## BEGIN Supplied information

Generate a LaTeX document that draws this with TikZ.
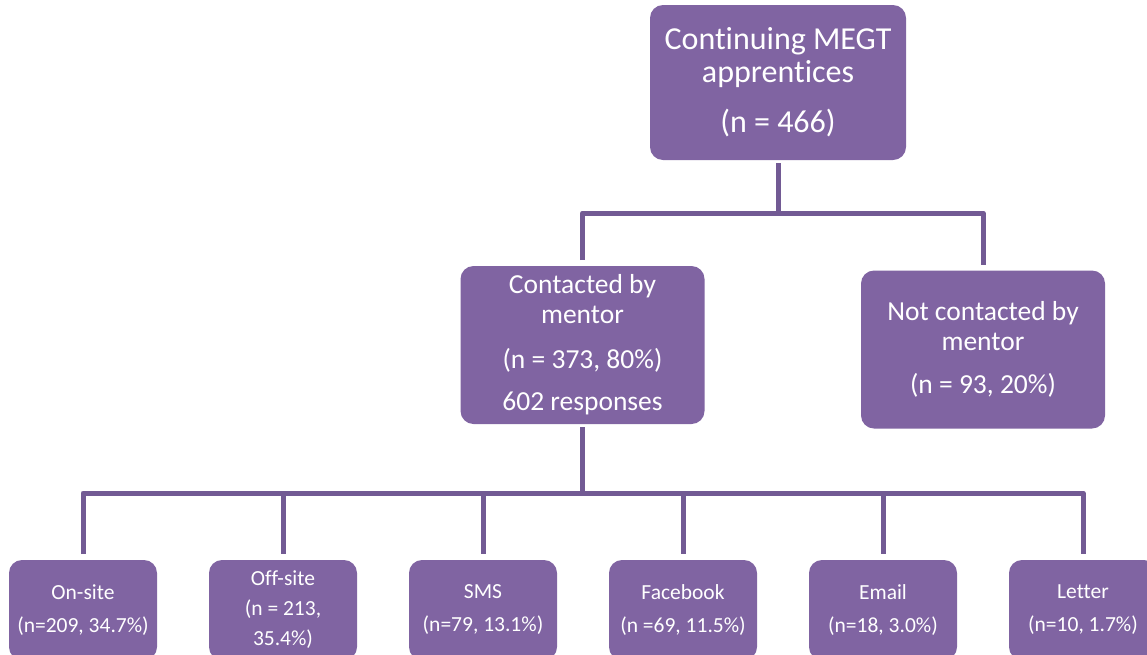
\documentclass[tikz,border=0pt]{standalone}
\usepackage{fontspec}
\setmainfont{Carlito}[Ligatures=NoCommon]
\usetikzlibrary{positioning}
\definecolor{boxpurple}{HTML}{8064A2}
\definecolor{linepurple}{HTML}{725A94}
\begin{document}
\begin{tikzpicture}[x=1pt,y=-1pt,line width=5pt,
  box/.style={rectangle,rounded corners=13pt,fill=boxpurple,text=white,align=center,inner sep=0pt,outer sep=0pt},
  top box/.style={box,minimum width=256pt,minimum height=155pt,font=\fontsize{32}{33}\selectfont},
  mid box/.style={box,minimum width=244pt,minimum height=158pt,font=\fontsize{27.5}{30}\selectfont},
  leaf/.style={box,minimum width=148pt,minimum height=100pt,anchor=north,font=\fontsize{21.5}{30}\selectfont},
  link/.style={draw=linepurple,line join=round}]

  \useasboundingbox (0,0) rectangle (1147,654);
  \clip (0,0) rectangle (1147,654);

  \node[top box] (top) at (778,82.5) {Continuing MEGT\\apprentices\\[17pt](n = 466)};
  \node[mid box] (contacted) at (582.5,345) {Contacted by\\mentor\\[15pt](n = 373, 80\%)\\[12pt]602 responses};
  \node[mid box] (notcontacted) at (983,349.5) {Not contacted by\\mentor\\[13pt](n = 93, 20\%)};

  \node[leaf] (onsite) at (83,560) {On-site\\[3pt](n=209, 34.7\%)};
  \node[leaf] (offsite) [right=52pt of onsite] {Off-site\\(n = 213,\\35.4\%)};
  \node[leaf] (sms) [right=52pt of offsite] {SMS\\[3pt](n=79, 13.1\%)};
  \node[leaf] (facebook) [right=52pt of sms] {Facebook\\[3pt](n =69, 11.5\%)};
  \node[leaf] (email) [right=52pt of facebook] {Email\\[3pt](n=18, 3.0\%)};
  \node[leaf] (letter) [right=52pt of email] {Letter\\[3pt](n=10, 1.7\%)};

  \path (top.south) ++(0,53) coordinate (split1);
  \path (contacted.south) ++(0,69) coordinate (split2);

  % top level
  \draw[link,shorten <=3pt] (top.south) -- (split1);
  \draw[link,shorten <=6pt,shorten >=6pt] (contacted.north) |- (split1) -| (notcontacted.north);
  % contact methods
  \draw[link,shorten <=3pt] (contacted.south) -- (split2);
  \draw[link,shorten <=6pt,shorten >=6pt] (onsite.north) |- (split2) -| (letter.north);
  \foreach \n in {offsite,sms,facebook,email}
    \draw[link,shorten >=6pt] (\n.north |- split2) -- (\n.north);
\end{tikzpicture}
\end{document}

## END Supplied information

The pictures should not be reproduced; quote all of the other material exactly.

Generate a LaTeX document that draws this with TikZ.
\documentclass[tikz,border=0pt]{standalone}
\usepackage{fontspec}
\setmainfont{Carlito}[Ligatures=NoCommon]
\usetikzlibrary{positioning}
\definecolor{boxpurple}{HTML}{8064A2}
\definecolor{linepurple}{HTML}{725A94}
\begin{document}
\begin{tikzpicture}[x=1pt,y=-1pt,line width=5pt,
  box/.style={rectangle,rounded corners=13pt,fill=boxpurple,text=white,align=center,inner sep=0pt,outer sep=0pt},
  top box/.style={box,minimum width=256pt,minimum height=155pt,font=\fontsize{32}{33}\selectfont},
  mid box/.style={box,minimum width=244pt,minimum height=158pt,font=\fontsize{27.5}{30}\selectfont},
  leaf/.style={box,minimum width=148pt,minimum height=100pt,anchor=north,font=\fontsize{21.5}{30}\selectfont},
  link/.style={draw=linepurple,line join=round}]

  \useasboundingbox (0,0) rectangle (1147,654);
  \clip (0,0) rectangle (1147,654);

  \node[top box] (top) at (778,82.5) {Continuing MEGT\\apprentices\\[17pt](n = 466)};
  \node[mid box] (contacted) at (582.5,345) {Contacted by\\mentor\\[15pt](n = 373, 80\%)\\[12pt]602 responses};
  \node[mid box] (notcontacted) at (983,349.5) {Not contacted by\\mentor\\[13pt](n = 93, 20\%)};

  \node[leaf] (onsite) at (83,560) {On-site\\[3pt](n=209, 34.7\%)};
  \node[leaf] (offsite) [right=52pt of onsite] {Off-site\\(n = 213,\\35.4\%)};
  \node[leaf] (sms) [right=52pt of offsite] {SMS\\[3pt](n=79, 13.1\%)};
  \node[leaf] (facebook) [right=52pt of sms] {Facebook\\[3pt](n =69, 11.5\%)};
  \node[leaf] (email) [right=52pt of facebook] {Email\\[3pt](n=18, 3.0\%)};
  \node[leaf] (letter) [right=52pt of email] {Letter\\[3pt](n=10, 1.7\%)};

  \path (top.south) ++(0,53) coordinate (split1);
  \path (contacted.south) ++(0,69) coordinate (split2);

  % top level
  \draw[link,shorten <=3pt] (top.south) -- (split1);
  \draw[link,shorten <=6pt,shorten >=6pt] (contacted.north) |- (split1) -| (notcontacted.north);
  % contact methods
  \draw[link,shorten <=3pt] (contacted.south) -- (split2);
  \draw[link,shorten <=6pt,shorten >=6pt] (onsite.north) |- (split2) -| (letter.north);
  \foreach \n in {offsite,sms,facebook,email}
    \draw[link,shorten >=6pt] (\n.north |- split2) -- (\n.north);
\end{tikzpicture}
\end{document}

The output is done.